Information provided:
★ ★ ★ ★ ★ ★ ★
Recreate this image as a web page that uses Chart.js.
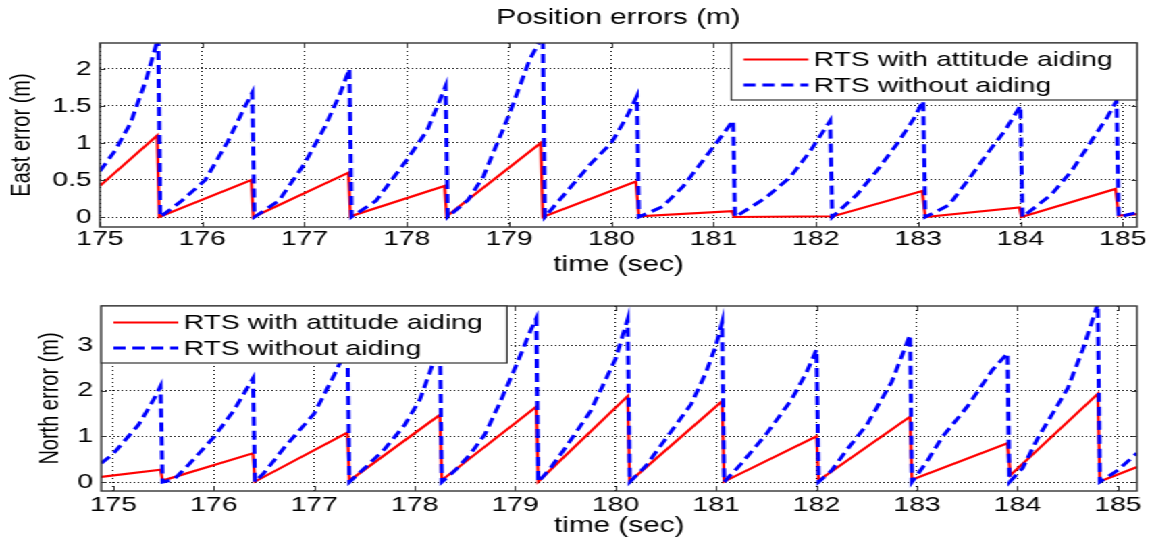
★ ★ ★ ★ ★ ★ ★
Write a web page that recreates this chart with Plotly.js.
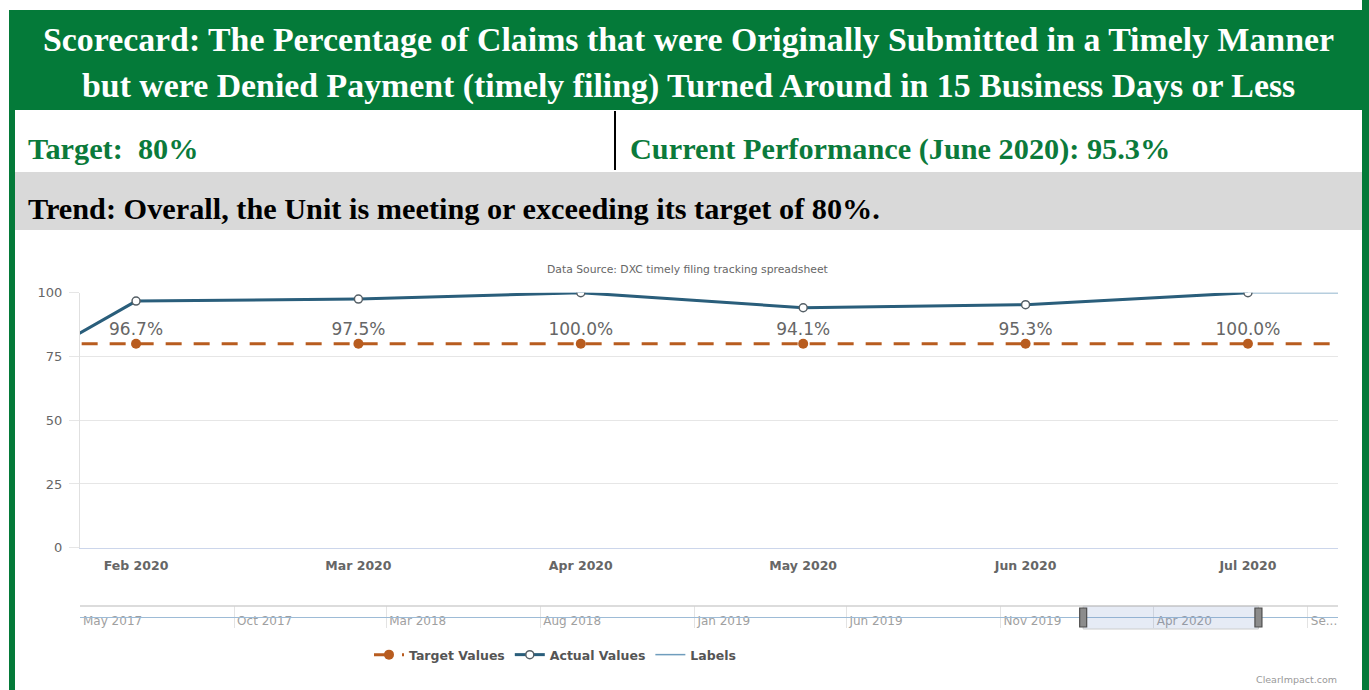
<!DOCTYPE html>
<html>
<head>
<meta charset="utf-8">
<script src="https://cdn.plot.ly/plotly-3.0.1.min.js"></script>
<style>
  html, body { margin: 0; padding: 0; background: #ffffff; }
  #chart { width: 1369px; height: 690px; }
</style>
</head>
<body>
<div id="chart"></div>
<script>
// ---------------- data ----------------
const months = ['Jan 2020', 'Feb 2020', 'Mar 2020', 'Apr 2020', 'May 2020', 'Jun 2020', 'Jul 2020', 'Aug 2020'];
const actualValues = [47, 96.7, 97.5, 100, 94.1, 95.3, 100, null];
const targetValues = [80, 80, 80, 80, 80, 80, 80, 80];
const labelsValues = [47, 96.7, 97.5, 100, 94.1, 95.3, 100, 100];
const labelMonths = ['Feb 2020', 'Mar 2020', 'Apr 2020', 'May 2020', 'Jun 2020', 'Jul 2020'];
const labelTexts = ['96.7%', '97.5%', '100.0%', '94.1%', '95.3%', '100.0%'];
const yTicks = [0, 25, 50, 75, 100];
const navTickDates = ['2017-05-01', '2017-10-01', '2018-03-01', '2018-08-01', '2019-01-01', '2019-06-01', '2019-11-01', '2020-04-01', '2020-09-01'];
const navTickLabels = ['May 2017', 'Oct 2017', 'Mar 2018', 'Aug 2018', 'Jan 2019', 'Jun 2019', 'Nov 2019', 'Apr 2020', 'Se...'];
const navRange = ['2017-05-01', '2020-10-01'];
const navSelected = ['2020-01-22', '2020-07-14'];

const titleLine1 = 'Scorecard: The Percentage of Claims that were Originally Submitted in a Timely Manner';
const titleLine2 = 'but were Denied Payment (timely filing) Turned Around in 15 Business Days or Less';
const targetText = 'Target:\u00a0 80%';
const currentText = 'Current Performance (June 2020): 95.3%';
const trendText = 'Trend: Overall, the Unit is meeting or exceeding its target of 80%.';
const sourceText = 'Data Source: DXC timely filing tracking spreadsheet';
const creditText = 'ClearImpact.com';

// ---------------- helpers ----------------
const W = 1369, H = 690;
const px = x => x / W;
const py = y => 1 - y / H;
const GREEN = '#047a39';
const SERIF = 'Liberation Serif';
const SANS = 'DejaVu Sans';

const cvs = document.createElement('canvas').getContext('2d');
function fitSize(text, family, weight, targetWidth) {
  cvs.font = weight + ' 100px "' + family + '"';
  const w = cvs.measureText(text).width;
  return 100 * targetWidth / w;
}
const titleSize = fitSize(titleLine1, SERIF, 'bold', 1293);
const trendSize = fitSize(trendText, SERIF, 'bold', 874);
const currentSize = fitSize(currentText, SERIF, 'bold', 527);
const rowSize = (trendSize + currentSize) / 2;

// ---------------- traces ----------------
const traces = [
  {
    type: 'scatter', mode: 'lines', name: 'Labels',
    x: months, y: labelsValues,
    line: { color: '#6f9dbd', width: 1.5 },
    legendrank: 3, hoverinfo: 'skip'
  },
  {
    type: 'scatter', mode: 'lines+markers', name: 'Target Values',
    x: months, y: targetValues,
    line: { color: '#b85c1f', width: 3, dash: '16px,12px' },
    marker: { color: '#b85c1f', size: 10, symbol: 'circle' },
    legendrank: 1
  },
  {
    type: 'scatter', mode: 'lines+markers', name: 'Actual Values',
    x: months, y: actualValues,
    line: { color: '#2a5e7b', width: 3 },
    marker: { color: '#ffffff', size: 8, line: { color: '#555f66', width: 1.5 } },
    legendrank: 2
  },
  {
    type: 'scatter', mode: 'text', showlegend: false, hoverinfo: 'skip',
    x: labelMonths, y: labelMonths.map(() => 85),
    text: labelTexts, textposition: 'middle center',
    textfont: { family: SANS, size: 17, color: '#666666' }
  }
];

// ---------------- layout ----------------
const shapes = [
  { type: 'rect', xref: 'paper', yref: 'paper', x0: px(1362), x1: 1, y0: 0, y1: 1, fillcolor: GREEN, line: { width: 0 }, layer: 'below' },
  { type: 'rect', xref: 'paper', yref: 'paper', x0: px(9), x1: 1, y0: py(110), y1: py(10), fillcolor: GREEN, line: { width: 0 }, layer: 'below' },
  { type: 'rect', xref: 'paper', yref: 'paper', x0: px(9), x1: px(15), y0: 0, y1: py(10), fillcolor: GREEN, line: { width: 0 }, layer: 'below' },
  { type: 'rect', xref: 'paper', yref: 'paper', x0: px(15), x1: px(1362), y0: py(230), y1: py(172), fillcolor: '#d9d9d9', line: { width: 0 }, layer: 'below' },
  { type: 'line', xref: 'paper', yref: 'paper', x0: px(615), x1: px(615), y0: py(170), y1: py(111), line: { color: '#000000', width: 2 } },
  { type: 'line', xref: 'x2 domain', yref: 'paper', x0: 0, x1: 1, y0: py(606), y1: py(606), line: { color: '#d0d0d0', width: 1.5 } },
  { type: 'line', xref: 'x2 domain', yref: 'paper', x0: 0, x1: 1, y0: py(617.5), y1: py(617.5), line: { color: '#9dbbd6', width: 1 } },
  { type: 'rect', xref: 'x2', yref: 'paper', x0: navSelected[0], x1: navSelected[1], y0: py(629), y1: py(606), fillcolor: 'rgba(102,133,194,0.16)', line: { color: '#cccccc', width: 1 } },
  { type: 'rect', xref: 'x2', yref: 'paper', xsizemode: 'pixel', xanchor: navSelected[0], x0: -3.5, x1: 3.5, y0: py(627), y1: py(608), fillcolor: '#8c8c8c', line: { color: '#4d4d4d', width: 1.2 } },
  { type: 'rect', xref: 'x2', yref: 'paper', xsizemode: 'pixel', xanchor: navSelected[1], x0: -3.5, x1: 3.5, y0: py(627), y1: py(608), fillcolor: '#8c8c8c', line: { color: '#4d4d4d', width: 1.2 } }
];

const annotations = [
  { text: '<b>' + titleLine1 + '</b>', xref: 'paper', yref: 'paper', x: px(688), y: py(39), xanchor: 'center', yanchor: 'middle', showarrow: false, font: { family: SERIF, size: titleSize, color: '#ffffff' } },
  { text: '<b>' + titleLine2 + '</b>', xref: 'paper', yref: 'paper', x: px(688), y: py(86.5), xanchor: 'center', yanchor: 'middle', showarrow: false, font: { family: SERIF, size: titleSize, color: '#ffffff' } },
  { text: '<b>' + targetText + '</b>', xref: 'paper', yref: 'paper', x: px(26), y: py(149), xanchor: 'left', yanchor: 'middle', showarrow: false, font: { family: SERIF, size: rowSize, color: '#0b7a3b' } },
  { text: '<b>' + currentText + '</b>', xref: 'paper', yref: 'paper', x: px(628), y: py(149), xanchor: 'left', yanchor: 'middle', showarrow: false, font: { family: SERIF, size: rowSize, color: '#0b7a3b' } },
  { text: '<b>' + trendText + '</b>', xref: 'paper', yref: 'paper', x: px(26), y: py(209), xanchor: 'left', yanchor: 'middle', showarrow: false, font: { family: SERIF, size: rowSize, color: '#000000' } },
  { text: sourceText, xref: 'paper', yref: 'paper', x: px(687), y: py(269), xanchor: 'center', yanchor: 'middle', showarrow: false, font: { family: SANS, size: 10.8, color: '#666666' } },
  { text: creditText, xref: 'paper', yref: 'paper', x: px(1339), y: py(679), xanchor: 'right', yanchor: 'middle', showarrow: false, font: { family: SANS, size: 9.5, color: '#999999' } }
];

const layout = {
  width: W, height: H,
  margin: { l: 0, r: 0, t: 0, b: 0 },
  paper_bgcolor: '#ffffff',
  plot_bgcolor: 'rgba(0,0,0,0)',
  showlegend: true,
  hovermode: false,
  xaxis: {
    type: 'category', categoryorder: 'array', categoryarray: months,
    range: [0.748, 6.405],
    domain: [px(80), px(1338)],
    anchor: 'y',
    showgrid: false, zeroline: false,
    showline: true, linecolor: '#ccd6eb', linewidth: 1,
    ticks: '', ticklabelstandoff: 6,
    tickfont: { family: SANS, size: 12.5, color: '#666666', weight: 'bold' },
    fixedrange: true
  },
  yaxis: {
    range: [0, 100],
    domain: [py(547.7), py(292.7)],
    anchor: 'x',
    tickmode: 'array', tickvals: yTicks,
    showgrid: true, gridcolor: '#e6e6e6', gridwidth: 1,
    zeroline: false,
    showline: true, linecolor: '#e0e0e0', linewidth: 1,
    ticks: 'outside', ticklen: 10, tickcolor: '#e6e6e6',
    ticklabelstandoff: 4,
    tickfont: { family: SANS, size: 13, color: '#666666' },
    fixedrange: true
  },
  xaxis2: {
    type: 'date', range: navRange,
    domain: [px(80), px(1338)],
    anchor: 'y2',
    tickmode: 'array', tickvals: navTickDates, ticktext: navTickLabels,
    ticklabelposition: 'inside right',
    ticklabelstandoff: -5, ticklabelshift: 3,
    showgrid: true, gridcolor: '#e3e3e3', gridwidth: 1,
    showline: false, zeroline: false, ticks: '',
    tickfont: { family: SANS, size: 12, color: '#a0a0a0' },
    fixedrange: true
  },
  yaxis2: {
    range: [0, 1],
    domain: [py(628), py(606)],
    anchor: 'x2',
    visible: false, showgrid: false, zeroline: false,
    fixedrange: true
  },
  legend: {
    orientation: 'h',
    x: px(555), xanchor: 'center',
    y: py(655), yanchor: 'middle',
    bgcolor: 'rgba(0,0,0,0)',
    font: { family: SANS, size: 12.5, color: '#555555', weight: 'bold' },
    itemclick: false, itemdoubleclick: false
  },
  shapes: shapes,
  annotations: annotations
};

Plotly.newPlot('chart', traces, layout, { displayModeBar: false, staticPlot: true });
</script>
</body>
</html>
★ ★ ★ ★ ★ ★ ★
To be done: Retype the lines above exactly as they appear, from the line containing "Write a web" through the line containing "const creditText = 'ClearImpact.com';", and leave out any pictures.

Complete answer:
Write a web page that recreates this chart with Plotly.js.
<!DOCTYPE html>
<html>
<head>
<meta charset="utf-8">
<script src="https://cdn.plot.ly/plotly-3.0.1.min.js"></script>
<style>
  html, body { margin: 0; padding: 0; background: #ffffff; }
  #chart { width: 1369px; height: 690px; }
</style>
</head>
<body>
<div id="chart"></div>
<script>
// ---------------- data ----------------
const months = ['Jan 2020', 'Feb 2020', 'Mar 2020', 'Apr 2020', 'May 2020', 'Jun 2020', 'Jul 2020', 'Aug 2020'];
const actualValues = [47, 96.7, 97.5, 100, 94.1, 95.3, 100, null];
const targetValues = [80, 80, 80, 80, 80, 80, 80, 80];
const labelsValues = [47, 96.7, 97.5, 100, 94.1, 95.3, 100, 100];
const labelMonths = ['Feb 2020', 'Mar 2020', 'Apr 2020', 'May 2020', 'Jun 2020', 'Jul 2020'];
const labelTexts = ['96.7%', '97.5%', '100.0%', '94.1%', '95.3%', '100.0%'];
const yTicks = [0, 25, 50, 75, 100];
const navTickDates = ['2017-05-01', '2017-10-01', '2018-03-01', '2018-08-01', '2019-01-01', '2019-06-01', '2019-11-01', '2020-04-01', '2020-09-01'];
const navTickLabels = ['May 2017', 'Oct 2017', 'Mar 2018', 'Aug 2018', 'Jan 2019', 'Jun 2019', 'Nov 2019', 'Apr 2020', 'Se...'];
const navRange = ['2017-05-01', '2020-10-01'];
const navSelected = ['2020-01-22', '2020-07-14'];

const titleLine1 = 'Scorecard: The Percentage of Claims that were Originally Submitted in a Timely Manner';
const titleLine2 = 'but were Denied Payment (timely filing) Turned Around in 15 Business Days or Less';
const targetText = 'Target:\u00a0 80%';
const currentText = 'Current Performance (June 2020): 95.3%';
const trendText = 'Trend: Overall, the Unit is meeting or exceeding its target of 80%.';
const sourceText = 'Data Source: DXC timely filing tracking spreadsheet';
const creditText = 'ClearImpact.com';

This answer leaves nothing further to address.